Today I weep. My beloved is gone. I miss him so deeply. There is nothing I can do. I cannot hear him, nor see him, nor touch him, nor talk to him. I would give anything to just have him for one moment. Oh, my heart breaks. The tears . . . the weeping.
It seems now that many days are good. There are days without weeping and I am thankful. But, when it hits it is still so deep and painful. I am writing the book outline and am getting to the weekend of the marathon. It is really difficult to relive it. I know that is why the tears come. How do I ever capture in word all that happened that weekend. How do I capture in word the emotion? How do I capture in word God’s unending faithfulness when my entire world had come crashing down?

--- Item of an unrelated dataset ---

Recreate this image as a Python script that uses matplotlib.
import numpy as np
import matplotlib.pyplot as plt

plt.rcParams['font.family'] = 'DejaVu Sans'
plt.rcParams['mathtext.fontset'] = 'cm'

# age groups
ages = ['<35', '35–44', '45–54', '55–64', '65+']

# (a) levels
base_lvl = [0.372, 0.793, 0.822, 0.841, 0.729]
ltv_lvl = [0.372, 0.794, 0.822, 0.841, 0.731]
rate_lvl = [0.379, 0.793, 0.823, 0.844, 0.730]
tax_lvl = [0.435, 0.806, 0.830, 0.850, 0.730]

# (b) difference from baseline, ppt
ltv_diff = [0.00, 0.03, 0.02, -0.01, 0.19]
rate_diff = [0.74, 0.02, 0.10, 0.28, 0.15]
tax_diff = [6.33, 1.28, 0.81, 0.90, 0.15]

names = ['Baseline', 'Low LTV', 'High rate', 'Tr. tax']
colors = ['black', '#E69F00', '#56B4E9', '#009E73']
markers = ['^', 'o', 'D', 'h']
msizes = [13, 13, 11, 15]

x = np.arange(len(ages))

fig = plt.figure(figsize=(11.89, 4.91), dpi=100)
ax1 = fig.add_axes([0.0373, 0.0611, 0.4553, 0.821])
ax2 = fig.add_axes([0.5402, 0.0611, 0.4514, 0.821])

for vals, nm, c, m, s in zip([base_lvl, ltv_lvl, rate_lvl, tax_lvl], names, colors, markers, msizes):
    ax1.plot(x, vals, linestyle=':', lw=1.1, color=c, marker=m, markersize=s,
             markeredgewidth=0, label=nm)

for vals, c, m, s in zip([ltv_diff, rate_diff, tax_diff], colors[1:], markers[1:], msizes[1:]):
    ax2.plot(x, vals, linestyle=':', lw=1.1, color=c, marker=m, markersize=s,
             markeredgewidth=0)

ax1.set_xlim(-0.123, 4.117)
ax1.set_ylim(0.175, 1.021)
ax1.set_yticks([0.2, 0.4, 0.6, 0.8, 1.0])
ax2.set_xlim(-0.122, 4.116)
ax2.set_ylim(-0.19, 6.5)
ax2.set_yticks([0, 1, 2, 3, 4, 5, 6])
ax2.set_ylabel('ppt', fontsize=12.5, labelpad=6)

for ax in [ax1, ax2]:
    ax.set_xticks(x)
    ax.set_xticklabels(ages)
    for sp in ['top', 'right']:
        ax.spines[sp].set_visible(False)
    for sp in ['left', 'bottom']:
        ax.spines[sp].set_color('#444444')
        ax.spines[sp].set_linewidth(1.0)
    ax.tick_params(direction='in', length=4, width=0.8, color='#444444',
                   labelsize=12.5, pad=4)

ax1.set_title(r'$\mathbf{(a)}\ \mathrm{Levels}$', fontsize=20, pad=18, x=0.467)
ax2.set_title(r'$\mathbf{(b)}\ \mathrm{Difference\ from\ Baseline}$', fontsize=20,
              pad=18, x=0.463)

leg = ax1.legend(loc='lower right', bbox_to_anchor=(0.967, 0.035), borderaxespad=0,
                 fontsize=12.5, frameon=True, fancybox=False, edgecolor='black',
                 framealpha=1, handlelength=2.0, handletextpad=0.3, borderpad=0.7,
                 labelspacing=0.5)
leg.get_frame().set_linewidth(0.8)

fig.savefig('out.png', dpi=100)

I miss my beloved. Chad Michael – you were all my dreams come true. Thank you for your life and your love. Today I snuggled up next to Micah as I woke him up. His skin feels just like yours, Chad. There is so much of you living on in our babies. I snuggled him close and kissed that sweet, warm, skin. I told him that we weren’t planning to get pregnant when we did. I told him that he was a COMPLETE surprise . . . and one of the best surprises of my life. I told him that I can’t imagine life without him and that he reminds me so much of you. Honey, you would be so proud of our babies . . . they are such wonderful people! I know you see us! I know you must. Please show us signs of you today, Chad. Please! I need to see you today! I love you.